>> Start DATA SUPPLIED
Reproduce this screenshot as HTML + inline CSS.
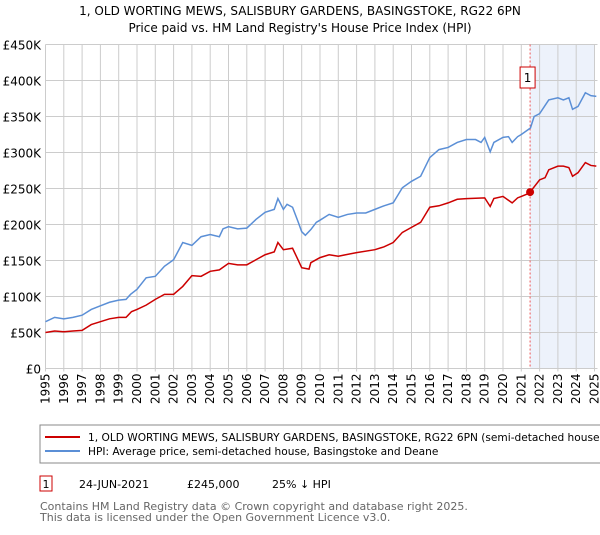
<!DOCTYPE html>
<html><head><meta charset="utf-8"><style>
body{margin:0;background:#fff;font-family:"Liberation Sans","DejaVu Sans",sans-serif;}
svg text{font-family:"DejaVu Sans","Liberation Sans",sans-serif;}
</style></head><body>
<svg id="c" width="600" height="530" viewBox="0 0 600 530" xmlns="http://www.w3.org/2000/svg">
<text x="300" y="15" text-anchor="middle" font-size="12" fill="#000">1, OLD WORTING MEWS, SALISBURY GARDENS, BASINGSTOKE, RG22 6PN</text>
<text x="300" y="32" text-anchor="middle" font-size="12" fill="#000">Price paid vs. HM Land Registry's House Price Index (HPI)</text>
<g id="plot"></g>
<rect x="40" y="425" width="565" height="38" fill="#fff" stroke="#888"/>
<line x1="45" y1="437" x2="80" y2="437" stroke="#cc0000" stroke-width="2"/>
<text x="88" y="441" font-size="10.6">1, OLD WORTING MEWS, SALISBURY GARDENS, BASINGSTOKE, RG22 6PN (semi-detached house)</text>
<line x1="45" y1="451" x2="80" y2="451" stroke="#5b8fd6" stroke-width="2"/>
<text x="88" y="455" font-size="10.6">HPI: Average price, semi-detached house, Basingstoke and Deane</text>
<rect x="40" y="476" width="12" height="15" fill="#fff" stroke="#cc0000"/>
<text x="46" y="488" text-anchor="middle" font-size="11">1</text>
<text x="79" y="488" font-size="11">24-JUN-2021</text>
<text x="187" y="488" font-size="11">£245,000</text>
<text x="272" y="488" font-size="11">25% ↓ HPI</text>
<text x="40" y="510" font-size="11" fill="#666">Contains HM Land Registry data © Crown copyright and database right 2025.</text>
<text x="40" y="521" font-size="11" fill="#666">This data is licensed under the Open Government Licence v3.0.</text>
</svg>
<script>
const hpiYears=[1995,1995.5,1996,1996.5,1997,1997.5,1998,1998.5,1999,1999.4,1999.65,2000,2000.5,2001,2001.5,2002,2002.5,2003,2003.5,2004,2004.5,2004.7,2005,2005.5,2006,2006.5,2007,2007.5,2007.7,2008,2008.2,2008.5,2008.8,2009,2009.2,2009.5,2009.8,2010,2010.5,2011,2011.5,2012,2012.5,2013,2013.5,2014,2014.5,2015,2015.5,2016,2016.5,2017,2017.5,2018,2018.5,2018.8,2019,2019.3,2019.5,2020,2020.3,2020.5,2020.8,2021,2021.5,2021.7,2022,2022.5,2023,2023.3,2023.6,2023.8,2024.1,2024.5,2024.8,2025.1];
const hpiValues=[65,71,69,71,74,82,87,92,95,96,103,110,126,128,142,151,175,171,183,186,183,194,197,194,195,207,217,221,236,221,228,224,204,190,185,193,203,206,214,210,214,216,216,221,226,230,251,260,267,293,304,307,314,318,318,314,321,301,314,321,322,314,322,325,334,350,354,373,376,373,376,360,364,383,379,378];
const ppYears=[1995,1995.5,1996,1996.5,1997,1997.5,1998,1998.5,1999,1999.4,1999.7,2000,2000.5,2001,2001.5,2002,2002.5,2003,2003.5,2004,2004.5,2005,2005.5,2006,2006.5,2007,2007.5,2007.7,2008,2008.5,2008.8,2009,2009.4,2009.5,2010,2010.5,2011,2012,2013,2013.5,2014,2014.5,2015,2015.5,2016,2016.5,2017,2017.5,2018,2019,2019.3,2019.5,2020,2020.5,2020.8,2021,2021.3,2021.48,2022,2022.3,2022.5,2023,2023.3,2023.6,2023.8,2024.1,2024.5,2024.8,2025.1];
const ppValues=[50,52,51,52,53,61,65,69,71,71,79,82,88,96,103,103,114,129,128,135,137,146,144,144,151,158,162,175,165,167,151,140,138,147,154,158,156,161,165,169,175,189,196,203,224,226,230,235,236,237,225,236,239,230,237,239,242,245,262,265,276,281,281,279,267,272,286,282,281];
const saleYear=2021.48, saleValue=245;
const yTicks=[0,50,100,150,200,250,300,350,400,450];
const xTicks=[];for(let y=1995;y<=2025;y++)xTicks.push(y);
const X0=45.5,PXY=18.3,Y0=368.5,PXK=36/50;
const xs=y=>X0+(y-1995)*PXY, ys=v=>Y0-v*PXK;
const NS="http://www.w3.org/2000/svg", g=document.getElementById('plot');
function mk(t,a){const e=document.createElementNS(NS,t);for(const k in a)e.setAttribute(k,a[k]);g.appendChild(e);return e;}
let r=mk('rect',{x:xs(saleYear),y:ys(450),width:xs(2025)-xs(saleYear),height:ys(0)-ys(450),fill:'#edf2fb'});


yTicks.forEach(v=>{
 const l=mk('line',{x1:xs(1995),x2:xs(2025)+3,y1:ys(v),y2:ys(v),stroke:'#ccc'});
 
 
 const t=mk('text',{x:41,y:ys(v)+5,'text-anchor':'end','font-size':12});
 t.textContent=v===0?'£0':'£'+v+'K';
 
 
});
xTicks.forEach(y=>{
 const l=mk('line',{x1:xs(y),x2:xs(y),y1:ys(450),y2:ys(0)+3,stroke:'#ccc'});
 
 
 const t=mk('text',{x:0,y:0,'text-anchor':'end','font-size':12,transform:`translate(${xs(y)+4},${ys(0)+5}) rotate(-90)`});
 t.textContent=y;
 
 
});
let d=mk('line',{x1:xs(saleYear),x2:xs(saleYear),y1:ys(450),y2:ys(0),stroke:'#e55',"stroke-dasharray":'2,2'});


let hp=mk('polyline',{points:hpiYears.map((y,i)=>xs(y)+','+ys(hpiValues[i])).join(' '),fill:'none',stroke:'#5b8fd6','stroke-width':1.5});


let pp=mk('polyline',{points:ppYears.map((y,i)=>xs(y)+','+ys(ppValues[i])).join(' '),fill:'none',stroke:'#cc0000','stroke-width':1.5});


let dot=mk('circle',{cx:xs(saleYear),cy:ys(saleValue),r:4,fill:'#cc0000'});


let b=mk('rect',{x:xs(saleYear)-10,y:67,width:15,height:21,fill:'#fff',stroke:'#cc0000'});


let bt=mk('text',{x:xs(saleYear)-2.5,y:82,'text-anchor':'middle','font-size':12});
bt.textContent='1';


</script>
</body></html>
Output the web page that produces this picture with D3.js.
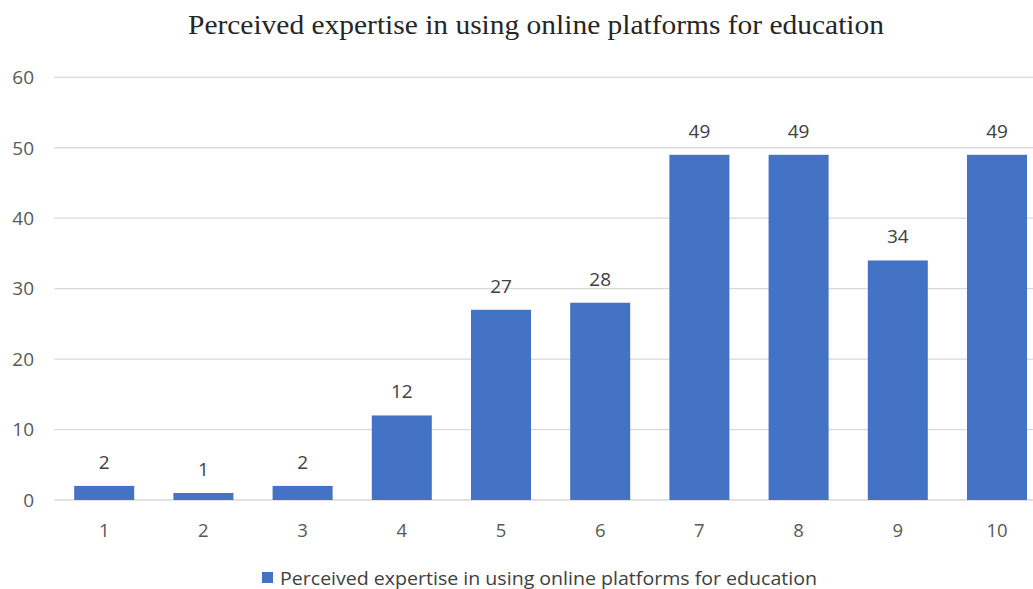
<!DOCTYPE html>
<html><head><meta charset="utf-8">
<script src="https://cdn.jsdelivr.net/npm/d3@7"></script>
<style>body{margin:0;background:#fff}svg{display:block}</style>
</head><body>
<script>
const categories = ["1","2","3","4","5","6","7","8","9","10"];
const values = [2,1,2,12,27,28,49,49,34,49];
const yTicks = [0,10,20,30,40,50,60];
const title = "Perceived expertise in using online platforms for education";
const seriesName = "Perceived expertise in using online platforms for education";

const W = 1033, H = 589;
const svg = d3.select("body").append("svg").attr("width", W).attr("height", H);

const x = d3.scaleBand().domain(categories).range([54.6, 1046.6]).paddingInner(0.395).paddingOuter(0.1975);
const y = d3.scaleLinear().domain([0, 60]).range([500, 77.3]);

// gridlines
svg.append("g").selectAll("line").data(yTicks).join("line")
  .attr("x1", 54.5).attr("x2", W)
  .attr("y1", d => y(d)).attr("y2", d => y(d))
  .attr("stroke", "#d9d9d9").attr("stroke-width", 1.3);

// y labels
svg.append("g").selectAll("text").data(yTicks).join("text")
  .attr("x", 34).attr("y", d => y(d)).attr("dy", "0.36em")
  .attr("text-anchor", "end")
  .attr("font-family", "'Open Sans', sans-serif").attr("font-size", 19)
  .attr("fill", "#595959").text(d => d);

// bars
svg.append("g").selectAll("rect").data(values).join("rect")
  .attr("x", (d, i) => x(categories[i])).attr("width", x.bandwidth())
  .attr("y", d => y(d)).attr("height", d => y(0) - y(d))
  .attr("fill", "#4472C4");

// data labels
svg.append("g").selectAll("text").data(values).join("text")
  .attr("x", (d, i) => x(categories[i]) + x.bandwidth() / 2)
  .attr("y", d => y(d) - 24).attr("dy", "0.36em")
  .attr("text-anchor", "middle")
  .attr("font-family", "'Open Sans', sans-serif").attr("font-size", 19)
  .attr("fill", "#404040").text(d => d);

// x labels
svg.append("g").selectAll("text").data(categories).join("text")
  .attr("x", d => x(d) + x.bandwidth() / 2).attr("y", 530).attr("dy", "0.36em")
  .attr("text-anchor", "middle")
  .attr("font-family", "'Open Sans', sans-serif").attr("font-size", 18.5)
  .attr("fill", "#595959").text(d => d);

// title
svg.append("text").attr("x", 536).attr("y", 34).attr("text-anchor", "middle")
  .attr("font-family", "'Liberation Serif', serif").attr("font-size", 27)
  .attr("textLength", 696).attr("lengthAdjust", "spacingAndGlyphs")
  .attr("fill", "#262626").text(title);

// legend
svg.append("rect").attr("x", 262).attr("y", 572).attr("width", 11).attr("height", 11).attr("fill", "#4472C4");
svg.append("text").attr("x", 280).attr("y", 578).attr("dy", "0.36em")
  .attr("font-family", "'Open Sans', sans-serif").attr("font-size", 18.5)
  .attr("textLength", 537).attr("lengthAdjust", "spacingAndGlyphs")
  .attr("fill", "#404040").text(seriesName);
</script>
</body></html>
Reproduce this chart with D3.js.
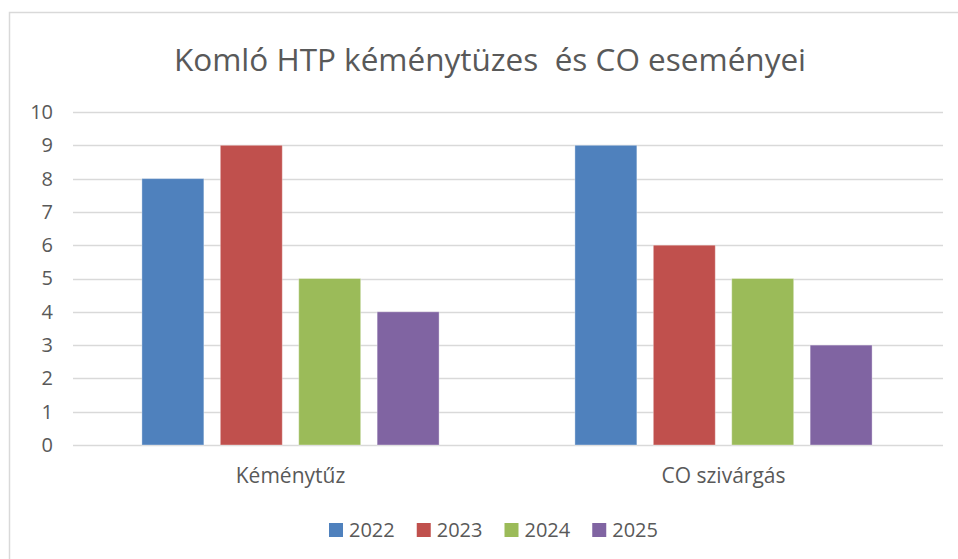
>> End DATA SUPPLIED
Among the entries above, identify all lines with "Reproduce" and copy them.

Reproduce this screenshot as HTML + inline CSS.
Reproduce this chart with D3.js.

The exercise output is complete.